### Source data
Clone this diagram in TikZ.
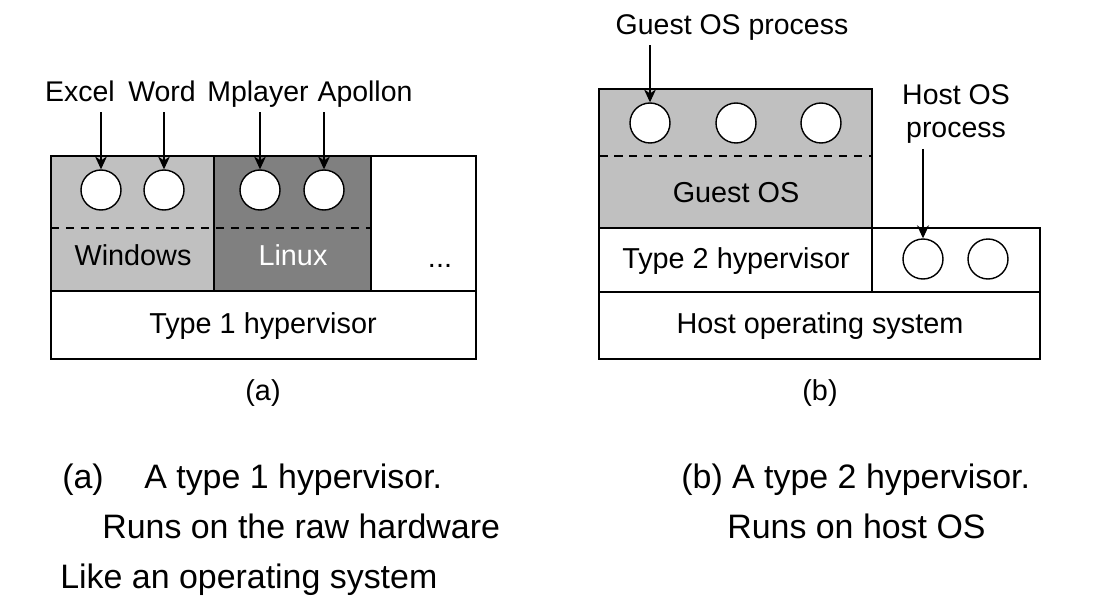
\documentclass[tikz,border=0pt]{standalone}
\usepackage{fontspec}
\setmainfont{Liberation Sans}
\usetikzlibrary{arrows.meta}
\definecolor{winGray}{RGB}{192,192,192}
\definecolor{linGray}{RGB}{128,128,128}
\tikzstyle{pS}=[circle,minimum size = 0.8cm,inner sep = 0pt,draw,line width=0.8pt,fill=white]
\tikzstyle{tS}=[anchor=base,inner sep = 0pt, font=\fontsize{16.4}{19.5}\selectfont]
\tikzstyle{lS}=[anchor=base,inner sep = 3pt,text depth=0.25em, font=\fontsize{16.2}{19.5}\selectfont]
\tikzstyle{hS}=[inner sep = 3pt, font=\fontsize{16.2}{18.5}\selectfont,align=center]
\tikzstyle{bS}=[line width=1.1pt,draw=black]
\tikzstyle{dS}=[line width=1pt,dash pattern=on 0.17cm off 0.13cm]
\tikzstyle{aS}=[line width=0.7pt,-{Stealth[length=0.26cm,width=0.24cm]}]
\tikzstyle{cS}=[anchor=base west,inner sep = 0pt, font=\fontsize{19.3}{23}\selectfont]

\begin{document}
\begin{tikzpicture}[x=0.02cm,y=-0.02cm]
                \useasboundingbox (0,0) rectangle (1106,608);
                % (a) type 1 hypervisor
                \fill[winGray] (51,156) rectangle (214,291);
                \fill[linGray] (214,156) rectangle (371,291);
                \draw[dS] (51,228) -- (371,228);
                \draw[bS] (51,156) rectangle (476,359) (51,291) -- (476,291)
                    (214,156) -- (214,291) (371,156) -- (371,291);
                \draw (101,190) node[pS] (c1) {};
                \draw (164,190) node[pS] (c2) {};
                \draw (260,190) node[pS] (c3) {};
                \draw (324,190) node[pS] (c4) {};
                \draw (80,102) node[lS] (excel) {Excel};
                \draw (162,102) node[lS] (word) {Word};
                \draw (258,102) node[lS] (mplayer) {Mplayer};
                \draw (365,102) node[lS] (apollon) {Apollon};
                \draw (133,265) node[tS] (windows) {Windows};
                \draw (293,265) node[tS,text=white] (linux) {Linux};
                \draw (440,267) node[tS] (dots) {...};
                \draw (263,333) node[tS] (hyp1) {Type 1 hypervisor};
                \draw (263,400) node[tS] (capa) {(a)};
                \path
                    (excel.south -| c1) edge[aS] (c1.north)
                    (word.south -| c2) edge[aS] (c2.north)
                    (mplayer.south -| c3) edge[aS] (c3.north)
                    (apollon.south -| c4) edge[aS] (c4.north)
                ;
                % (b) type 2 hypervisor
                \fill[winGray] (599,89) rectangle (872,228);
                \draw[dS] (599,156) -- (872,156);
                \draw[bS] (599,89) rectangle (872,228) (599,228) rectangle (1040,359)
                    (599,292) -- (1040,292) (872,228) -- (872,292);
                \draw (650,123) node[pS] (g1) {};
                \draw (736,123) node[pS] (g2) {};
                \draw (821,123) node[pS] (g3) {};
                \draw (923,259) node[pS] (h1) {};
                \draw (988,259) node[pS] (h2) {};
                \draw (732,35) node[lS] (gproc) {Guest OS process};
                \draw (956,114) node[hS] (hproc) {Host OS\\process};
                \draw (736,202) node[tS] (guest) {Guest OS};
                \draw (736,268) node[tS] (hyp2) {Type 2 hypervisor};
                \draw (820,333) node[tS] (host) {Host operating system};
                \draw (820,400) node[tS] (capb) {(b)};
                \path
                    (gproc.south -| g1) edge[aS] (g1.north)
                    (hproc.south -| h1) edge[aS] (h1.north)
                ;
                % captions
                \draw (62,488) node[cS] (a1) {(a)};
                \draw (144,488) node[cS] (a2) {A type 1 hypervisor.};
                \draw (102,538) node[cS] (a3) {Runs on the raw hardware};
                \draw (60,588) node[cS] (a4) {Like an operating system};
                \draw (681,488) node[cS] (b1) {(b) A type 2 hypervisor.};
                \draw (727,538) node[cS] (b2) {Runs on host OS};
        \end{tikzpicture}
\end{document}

### What to produce
Reproduce each line word for word and drop the pictures.

### Output for this task
Clone this diagram in TikZ.
\documentclass[tikz,border=0pt]{standalone}
\usepackage{fontspec}
\setmainfont{Liberation Sans}
\usetikzlibrary{arrows.meta}
\definecolor{winGray}{RGB}{192,192,192}
\definecolor{linGray}{RGB}{128,128,128}
\tikzstyle{pS}=[circle,minimum size = 0.8cm,inner sep = 0pt,draw,line width=0.8pt,fill=white]
\tikzstyle{tS}=[anchor=base,inner sep = 0pt, font=\fontsize{16.4}{19.5}\selectfont]
\tikzstyle{lS}=[anchor=base,inner sep = 3pt,text depth=0.25em, font=\fontsize{16.2}{19.5}\selectfont]
\tikzstyle{hS}=[inner sep = 3pt, font=\fontsize{16.2}{18.5}\selectfont,align=center]
\tikzstyle{bS}=[line width=1.1pt,draw=black]
\tikzstyle{dS}=[line width=1pt,dash pattern=on 0.17cm off 0.13cm]
\tikzstyle{aS}=[line width=0.7pt,-{Stealth[length=0.26cm,width=0.24cm]}]
\tikzstyle{cS}=[anchor=base west,inner sep = 0pt, font=\fontsize{19.3}{23}\selectfont]

\begin{document}
\begin{tikzpicture}[x=0.02cm,y=-0.02cm]
                \useasboundingbox (0,0) rectangle (1106,608);
                % (a) type 1 hypervisor
                \fill[winGray] (51,156) rectangle (214,291);
                \fill[linGray] (214,156) rectangle (371,291);
                \draw[dS] (51,228) -- (371,228);
                \draw[bS] (51,156) rectangle (476,359) (51,291) -- (476,291)
                    (214,156) -- (214,291) (371,156) -- (371,291);
                \draw (101,190) node[pS] (c1) {};
                \draw (164,190) node[pS] (c2) {};
                \draw (260,190) node[pS] (c3) {};
                \draw (324,190) node[pS] (c4) {};
                \draw (80,102) node[lS] (excel) {Excel};
                \draw (162,102) node[lS] (word) {Word};
                \draw (258,102) node[lS] (mplayer) {Mplayer};
                \draw (365,102) node[lS] (apollon) {Apollon};
                \draw (133,265) node[tS] (windows) {Windows};
                \draw (293,265) node[tS,text=white] (linux) {Linux};
                \draw (440,267) node[tS] (dots) {...};
                \draw (263,333) node[tS] (hyp1) {Type 1 hypervisor};
                \draw (263,400) node[tS] (capa) {(a)};
                \path
                    (excel.south -| c1) edge[aS] (c1.north)
                    (word.south -| c2) edge[aS] (c2.north)
                    (mplayer.south -| c3) edge[aS] (c3.north)
                    (apollon.south -| c4) edge[aS] (c4.north)
                ;
                % (b) type 2 hypervisor
                \fill[winGray] (599,89) rectangle (872,228);
                \draw[dS] (599,156) -- (872,156);
                \draw[bS] (599,89) rectangle (872,228) (599,228) rectangle (1040,359)
                    (599,292) -- (1040,292) (872,228) -- (872,292);
                \draw (650,123) node[pS] (g1) {};
                \draw (736,123) node[pS] (g2) {};
                \draw (821,123) node[pS] (g3) {};
                \draw (923,259) node[pS] (h1) {};
                \draw (988,259) node[pS] (h2) {};
                \draw (732,35) node[lS] (gproc) {Guest OS process};
                \draw (956,114) node[hS] (hproc) {Host OS\\process};
                \draw (736,202) node[tS] (guest) {Guest OS};
                \draw (736,268) node[tS] (hyp2) {Type 2 hypervisor};
                \draw (820,333) node[tS] (host) {Host operating system};
                \draw (820,400) node[tS] (capb) {(b)};
                \path
                    (gproc.south -| g1) edge[aS] (g1.north)
                    (hproc.south -| h1) edge[aS] (h1.north)
                ;
                % captions
                \draw (62,488) node[cS] (a1) {(a)};
                \draw (144,488) node[cS] (a2) {A type 1 hypervisor.};
                \draw (102,538) node[cS] (a3) {Runs on the raw hardware};
                \draw (60,588) node[cS] (a4) {Like an operating system};
                \draw (681,488) node[cS] (b1) {(b) A type 2 hypervisor.};
                \draw (727,538) node[cS] (b2) {Runs on host OS};
        \end{tikzpicture}
\end{document}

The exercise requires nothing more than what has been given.